Ultimate internal pressure bearing capacity of unconstrained and constrained X80 oil and gas pipelines with three typical dents

Abstract

Three typical dents, denoted as types I, II, and III, encapsulate the prevailing manifestations of mechanical impairment encountered by oil and gas pipelines. Presently, scholarly attention is predominantly directed towards the scrutiny of load-bearing capabilities in pipelines afflicted by a solitary type of dent. To unravel the intricate impact of three typical dents on the performances of dented pipelines, three distinct models of pipeline dents under different constraints were studied in this work. These findings reveal that unconstrained dents consistently exhibit greater plastic strain and deformation zone dimensions compared to their constrained counterparts.

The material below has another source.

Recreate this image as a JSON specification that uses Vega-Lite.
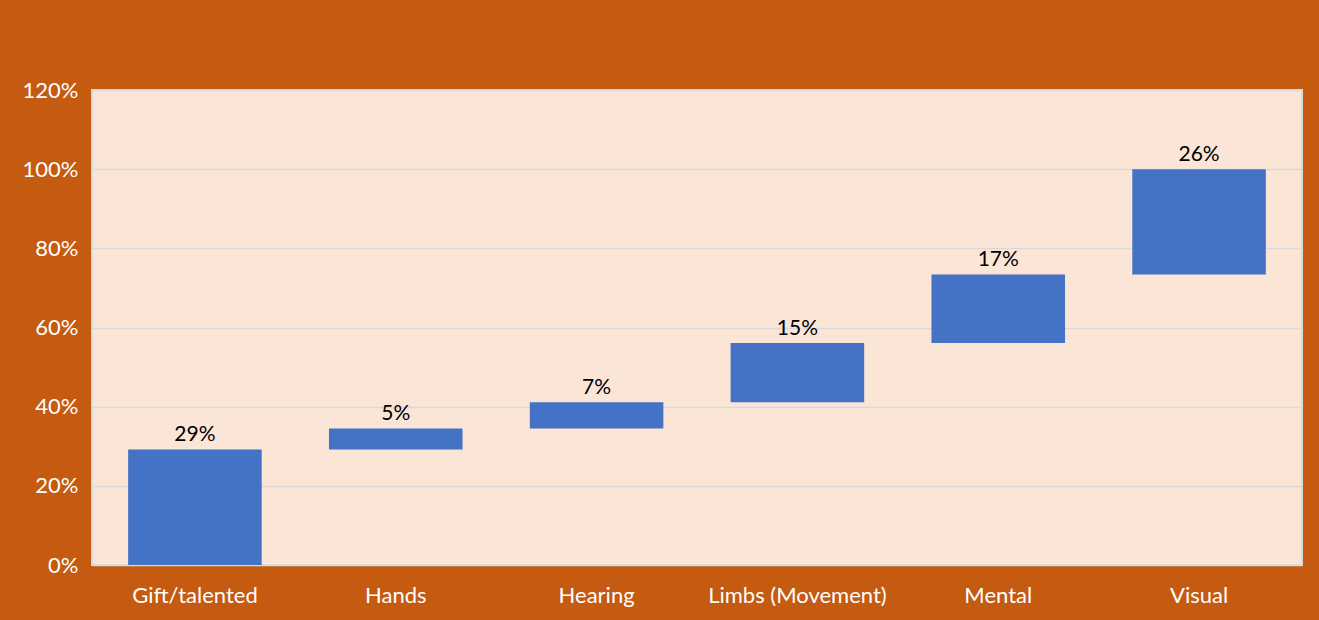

The spring-back and rebound performances in unconstrained pipelines were fortified and the external load resistance in constrained pipelines was enhanced by augmenting the indenter diameter and introducing internal pressure. Both unconstrained dents and type I constrained dents failed consistently in the non-dented region, with their ultimate internal pressure resistance unaffected by the constraining factors. In contrast, type II and III constrained dents, featuring smaller indenters, greater dent depths, and reduced diameter-to-thickness ratios, failed within the dented region, which results in a weakened ultimate internal pressure-bearing capacity. Failure occurred in the non-dented region under opposite conditions, leaving the internal pressure resistance unaffected. Finally, dimensionless predictive formulas for the ultimate internal pressures of the type II constrained and type III X80 dented pipelines were obtained through nonlinear fitting. This comprehensive exploration revealed the variations in the ultimate internal pressure-bearing capacities induced by dents, thereby providing valuable insights for pipeline design and safety considerations.